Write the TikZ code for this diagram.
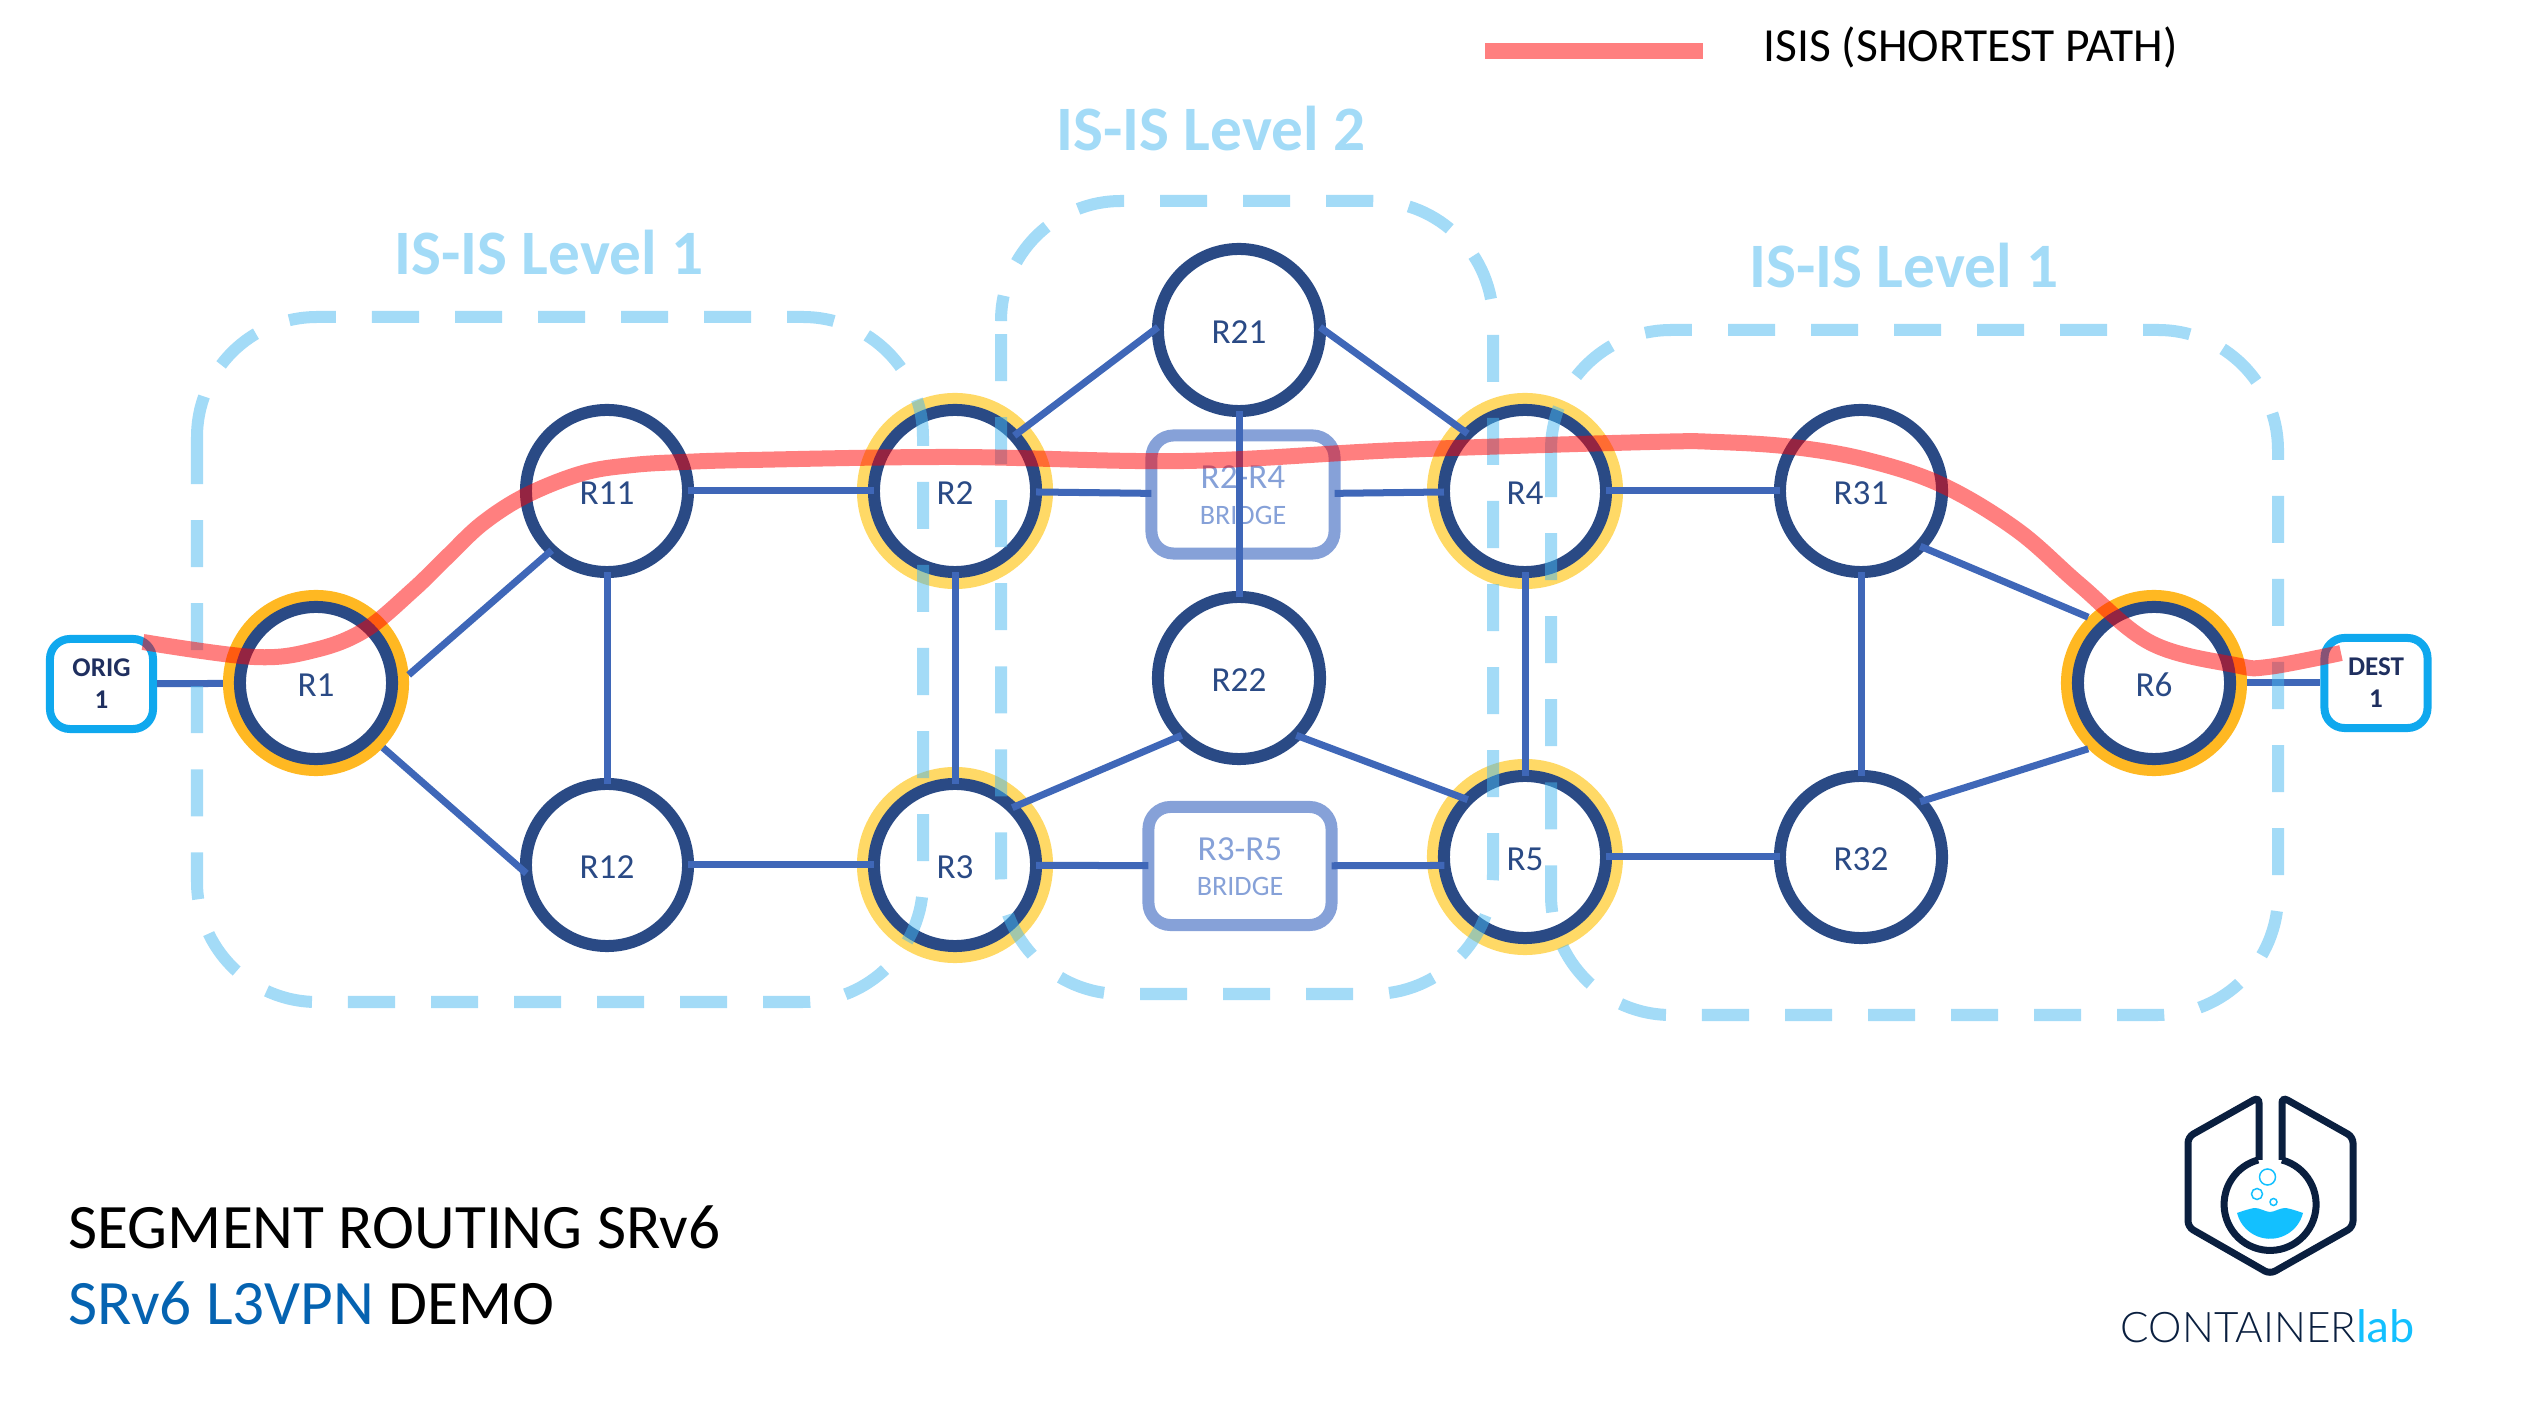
\documentclass[tikz,border=0pt]{standalone}
\usepackage{fontspec}
\setmainfont{Carlito}
\newfontfamily\labfont{Lato Light}
\usetikzlibrary{positioning}
\definecolor{navy}{HTML}{2A4A85}
\definecolor{linkblue}{HTML}{3F67B8}
\definecolor{bridgeblue}{HTML}{86A1D8}
\definecolor{zoneblue}{HTML}{47B7EF}
\definecolor{boxblue}{HTML}{0FA8EE}
\definecolor{haloa}{HTML}{FFB822}
\definecolor{halob}{HTML}{FFD966}
\definecolor{hostnavy}{HTML}{1F2F5F}
\definecolor{logonavy}{HTML}{0A1F3F}
\definecolor{logoblue}{HTML}{13C0FF}
\definecolor{srblue}{HTML}{0563B1}
\tikzset{
  rtr/.style={circle,draw=navy,line width=0.12cm,minimum size=1.62cm,inner sep=0pt,
    outer sep=0pt,text=navy,text height=0.27cm,text depth=0pt,font=\fontsize{10}{11}\selectfont},
  rtrsmall/.style={rtr,minimum size=1.52cm},
  haloout/.style={circle,draw=haloa,line width=0.17cm,minimum size=1.69cm,inner sep=0pt},
  haloin/.style={circle,draw=halob,line width=0.17cm,minimum size=1.79cm,inner sep=0pt},
  bridgebox/.style={draw=bridgeblue,line width=0.12cm,rounded corners=0.22cm,
    minimum width=1.83cm,minimum height=1.18cm,inner sep=0pt,outer sep=0pt,align=center,
    text=bridgeblue,font=\fontsize{10}{11}\selectfont},
  hostbox/.style={draw=boxblue,line width=0.08cm,rounded corners=0.2cm,
    minimum width=1.03cm,minimum height=0.90cm,inner sep=0pt,align=center,
    text=hostnavy,font=\bfseries\fontsize{7.7}{9.1}\selectfont},
  link/.style={draw=linkblue,line width=0.07cm},
  zone/.style={draw=zoneblue,line width=0.12cm,opacity=0.5,rounded corners=1.2cm,
    dash pattern=on 0.47cm off 0.36cm},
  zonelabel/.style={text=zoneblue!50,font=\bfseries\fontsize{18}{20}\selectfont},
  isis/.style={draw=red,line width=0.16cm,opacity=0.5},
  logoline/.style={draw=logonavy,line width=0.07cm,rounded corners=0.06cm},
  bubble/.style={draw=logoblue,line width=0.015cm},
}
\newcommand{\bridgetext}[1]{\raisebox{-0.13cm}[0pt][0pt]{\begin{tabular}{@{}c@{}}#1\\[-1pt]
  {\fontsize{8}{11}\selectfont BRIDGE}\end{tabular}}}
\begin{document}
\begin{tikzpicture}[x=0.01cm,y=-0.01cm]
\useasboundingbox (0,0) rectangle (2526,1416);

%halos
\foreach\n/\x/\y in {R1o/316/683,R6o/2154/683}
\node[haloout] (\n) at (\x,\y) {};
\foreach\n/\x/\y in {R2o/955/491,R3o/955/865,R4o/1525/491,R5o/1525/857}
\node[haloin] (\n) at (\x,\y) {};

%routers
\node[rtrsmall] (R1) at (R1o) {R1};
\node[rtrsmall] (R6) at (R6o) {R6};
\foreach\n/\x/\y in {R11/607/491,R12/607/865,R2/955/491,R3/955/865,R21/1239/330,
  R22/1239/678,R4/1525/491,R5/1525/857,R31/1861/491,R32/1861/857}
\node[rtr] (\n) at (\x,\y) {\n};

%bridges
\node[bridgebox] (B24) at (1243,494.5) {\bridgetext{R2-R4}};
\node[bridgebox] (B35) at (1240,866) {\bridgetext{R3-R5}};

%hosts
\node[hostbox] (ORIG) at (101.5,684) {ORIG\\1};
\node[hostbox] (DEST) at (2376,683) {DEST\\1};

%links
\draw[link] (ORIG) -- (R1o);
\draw[link] (R1o.5) -- (R11.227);
\draw[link] (R1o.316) -- (R12.186);
\draw[link] (R11) -- (R2);
\draw[link] (R11) -- (R12);
\draw[link] (R12) -- (R3);
\draw[link] (R2) -- (R3);
\draw[link] (R2.43) -- (R21.178);
\draw[link] (R21.2) -- (R4.135);
\draw[link] (R21) -- (R22);
\draw[link] (R2) -- (B24);
\draw[link] (B24) -- (R4);
\draw[link] (R3.45) -- (R22.225);
\draw[link] (R22.-45) -- (R5.135);
\draw[link] (R3) -- (B35);
\draw[link] (B35) -- (R5.186);
\draw[link] (R4) -- (R5);
\draw[link] (R4) -- (R31);
\draw[link] (R5) -- (R32);
\draw[link] (R31) -- (R32);
\draw[link] (R31.317) -- (R6o.135);
\draw[link] (R32.43) -- (R6o.225);
\draw[link] (R6o) -- (DEST);

%zones
\draw[zone] (197,317) rectangle (923,1002);
\draw[zone,dash phase=0.70cm] (1001,201) rectangle (1493,994);
\draw[zone] (1551,330) rectangle (2278,1015);
\node[zonelabel] (L1a) at (549,253) {IS-IS Level 1};
\node[zonelabel] (L2) at (1211,129) {IS-IS Level 2};
\node[zonelabel] (L1b) at (1904,266) {IS-IS Level 1};

%shortest path
\draw[isis] plot[smooth,tension=0.6] coordinates {(143,642) (254,657) (315,650) (365,630)
  (413,590) (447,557) (483,523) (527,495) (583,473) (633,465) (683,462) (750,460)
  (955,457) (1184,461) (1400,450) (1650,442) (1717,442) (1793,447) (1867,460)
  (1942,485) (2017,530) (2080,585) (2151,643) (2235,665) (2268,667) (2341,653)};

%legend
\coordinate (lega) at (1485,51);
\coordinate (legb) at (1703,51);
\draw[isis] (lega) -- (legb);
\node[anchor=west,inner sep=0pt,font=\fontsize{13.5}{16}\selectfont] (legtext) at (1763,47) {ISIS (SHORTEST PATH)};

%title
\node[anchor=west,inner sep=0pt,font=\fontsize{18}{20}\selectfont] (title) at (68,1227) {SEGMENT ROUTING SRv6};
\node[anchor=west,inner sep=0pt,font=\fontsize{18}{20}\selectfont] (demo) at (68,1303) {\textcolor{srblue}{SRv6 L3VPN} DEMO};

%logo
\draw[logoline] (2259,1160) -- (2259,1097) -- (2188,1137) -- (2188,1227) -- (2270,1274)
  -- (2353,1227) -- (2353,1137) -- (2282,1097) -- (2282,1160);
\draw[logoline] (2282,1160) arc[start angle=-75,end angle=255,radius=46];
\fill[logoblue] plot[smooth] coordinates {(2237,1213) (2255,1208) (2270,1212) (2285,1208) (2303,1213)}
  arc[start angle=14,end angle=166,radius=34];
\draw[bubble] (2267.5,1177) circle (8);
\draw[bubble] (2257,1194) circle (5.5);
\draw[bubble] (2273.5,1202) circle (3.5);
\node[anchor=base west,inner sep=0pt,font=\labfont\fontsize{12}{14}\selectfont,text=logonavy] (clab) at (2120,1342)
  {CONTAINER\textcolor{logoblue}{\rmfamily\fontsize{13.5}{14}\selectfont lab}};
\end{tikzpicture}
\end{document}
----
▶ [SHORT PROBLEM]:
Make an exact reproduction of the listing above, without any pictures.

▶ [ANSWER TO THE TASK]:
Write the TikZ code for this diagram.
\documentclass[tikz,border=0pt]{standalone}
\usepackage{fontspec}
\setmainfont{Carlito}
\newfontfamily\labfont{Lato Light}
\usetikzlibrary{positioning}
\definecolor{navy}{HTML}{2A4A85}
\definecolor{linkblue}{HTML}{3F67B8}
\definecolor{bridgeblue}{HTML}{86A1D8}
\definecolor{zoneblue}{HTML}{47B7EF}
\definecolor{boxblue}{HTML}{0FA8EE}
\definecolor{haloa}{HTML}{FFB822}
\definecolor{halob}{HTML}{FFD966}
\definecolor{hostnavy}{HTML}{1F2F5F}
\definecolor{logonavy}{HTML}{0A1F3F}
\definecolor{logoblue}{HTML}{13C0FF}
\definecolor{srblue}{HTML}{0563B1}
\tikzset{
  rtr/.style={circle,draw=navy,line width=0.12cm,minimum size=1.62cm,inner sep=0pt,
    outer sep=0pt,text=navy,text height=0.27cm,text depth=0pt,font=\fontsize{10}{11}\selectfont},
  rtrsmall/.style={rtr,minimum size=1.52cm},
  haloout/.style={circle,draw=haloa,line width=0.17cm,minimum size=1.69cm,inner sep=0pt},
  haloin/.style={circle,draw=halob,line width=0.17cm,minimum size=1.79cm,inner sep=0pt},
  bridgebox/.style={draw=bridgeblue,line width=0.12cm,rounded corners=0.22cm,
    minimum width=1.83cm,minimum height=1.18cm,inner sep=0pt,outer sep=0pt,align=center,
    text=bridgeblue,font=\fontsize{10}{11}\selectfont},
  hostbox/.style={draw=boxblue,line width=0.08cm,rounded corners=0.2cm,
    minimum width=1.03cm,minimum height=0.90cm,inner sep=0pt,align=center,
    text=hostnavy,font=\bfseries\fontsize{7.7}{9.1}\selectfont},
  link/.style={draw=linkblue,line width=0.07cm},
  zone/.style={draw=zoneblue,line width=0.12cm,opacity=0.5,rounded corners=1.2cm,
    dash pattern=on 0.47cm off 0.36cm},
  zonelabel/.style={text=zoneblue!50,font=\bfseries\fontsize{18}{20}\selectfont},
  isis/.style={draw=red,line width=0.16cm,opacity=0.5},
  logoline/.style={draw=logonavy,line width=0.07cm,rounded corners=0.06cm},
  bubble/.style={draw=logoblue,line width=0.015cm},
}
\newcommand{\bridgetext}[1]{\raisebox{-0.13cm}[0pt][0pt]{\begin{tabular}{@{}c@{}}#1\\[-1pt]
  {\fontsize{8}{11}\selectfont BRIDGE}\end{tabular}}}
\begin{document}
\begin{tikzpicture}[x=0.01cm,y=-0.01cm]
\useasboundingbox (0,0) rectangle (2526,1416);

%halos
\foreach\n/\x/\y in {R1o/316/683,R6o/2154/683}
\node[haloout] (\n) at (\x,\y) {};
\foreach\n/\x/\y in {R2o/955/491,R3o/955/865,R4o/1525/491,R5o/1525/857}
\node[haloin] (\n) at (\x,\y) {};

%routers
\node[rtrsmall] (R1) at (R1o) {R1};
\node[rtrsmall] (R6) at (R6o) {R6};
\foreach\n/\x/\y in {R11/607/491,R12/607/865,R2/955/491,R3/955/865,R21/1239/330,
  R22/1239/678,R4/1525/491,R5/1525/857,R31/1861/491,R32/1861/857}
\node[rtr] (\n) at (\x,\y) {\n};

%bridges
\node[bridgebox] (B24) at (1243,494.5) {\bridgetext{R2-R4}};
\node[bridgebox] (B35) at (1240,866) {\bridgetext{R3-R5}};

%hosts
\node[hostbox] (ORIG) at (101.5,684) {ORIG\\1};
\node[hostbox] (DEST) at (2376,683) {DEST\\1};

%links
\draw[link] (ORIG) -- (R1o);
\draw[link] (R1o.5) -- (R11.227);
\draw[link] (R1o.316) -- (R12.186);
\draw[link] (R11) -- (R2);
\draw[link] (R11) -- (R12);
\draw[link] (R12) -- (R3);
\draw[link] (R2) -- (R3);
\draw[link] (R2.43) -- (R21.178);
\draw[link] (R21.2) -- (R4.135);
\draw[link] (R21) -- (R22);
\draw[link] (R2) -- (B24);
\draw[link] (B24) -- (R4);
\draw[link] (R3.45) -- (R22.225);
\draw[link] (R22.-45) -- (R5.135);
\draw[link] (R3) -- (B35);
\draw[link] (B35) -- (R5.186);
\draw[link] (R4) -- (R5);
\draw[link] (R4) -- (R31);
\draw[link] (R5) -- (R32);
\draw[link] (R31) -- (R32);
\draw[link] (R31.317) -- (R6o.135);
\draw[link] (R32.43) -- (R6o.225);
\draw[link] (R6o) -- (DEST);

%zones
\draw[zone] (197,317) rectangle (923,1002);
\draw[zone,dash phase=0.70cm] (1001,201) rectangle (1493,994);
\draw[zone] (1551,330) rectangle (2278,1015);
\node[zonelabel] (L1a) at (549,253) {IS-IS Level 1};
\node[zonelabel] (L2) at (1211,129) {IS-IS Level 2};
\node[zonelabel] (L1b) at (1904,266) {IS-IS Level 1};

%shortest path
\draw[isis] plot[smooth,tension=0.6] coordinates {(143,642) (254,657) (315,650) (365,630)
  (413,590) (447,557) (483,523) (527,495) (583,473) (633,465) (683,462) (750,460)
  (955,457) (1184,461) (1400,450) (1650,442) (1717,442) (1793,447) (1867,460)
  (1942,485) (2017,530) (2080,585) (2151,643) (2235,665) (2268,667) (2341,653)};

%legend
\coordinate (lega) at (1485,51);
\coordinate (legb) at (1703,51);
\draw[isis] (lega) -- (legb);
\node[anchor=west,inner sep=0pt,font=\fontsize{13.5}{16}\selectfont] (legtext) at (1763,47) {ISIS (SHORTEST PATH)};

%title
\node[anchor=west,inner sep=0pt,font=\fontsize{18}{20}\selectfont] (title) at (68,1227) {SEGMENT ROUTING SRv6};
\node[anchor=west,inner sep=0pt,font=\fontsize{18}{20}\selectfont] (demo) at (68,1303) {\textcolor{srblue}{SRv6 L3VPN} DEMO};

%logo
\draw[logoline] (2259,1160) -- (2259,1097) -- (2188,1137) -- (2188,1227) -- (2270,1274)
  -- (2353,1227) -- (2353,1137) -- (2282,1097) -- (2282,1160);
\draw[logoline] (2282,1160) arc[start angle=-75,end angle=255,radius=46];
\fill[logoblue] plot[smooth] coordinates {(2237,1213) (2255,1208) (2270,1212) (2285,1208) (2303,1213)}
  arc[start angle=14,end angle=166,radius=34];
\draw[bubble] (2267.5,1177) circle (8);
\draw[bubble] (2257,1194) circle (5.5);
\draw[bubble] (2273.5,1202) circle (3.5);
\node[anchor=base west,inner sep=0pt,font=\labfont\fontsize{12}{14}\selectfont,text=logonavy] (clab) at (2120,1342)
  {CONTAINER\textcolor{logoblue}{\rmfamily\fontsize{13.5}{14}\selectfont lab}};
\end{tikzpicture}
\end{document}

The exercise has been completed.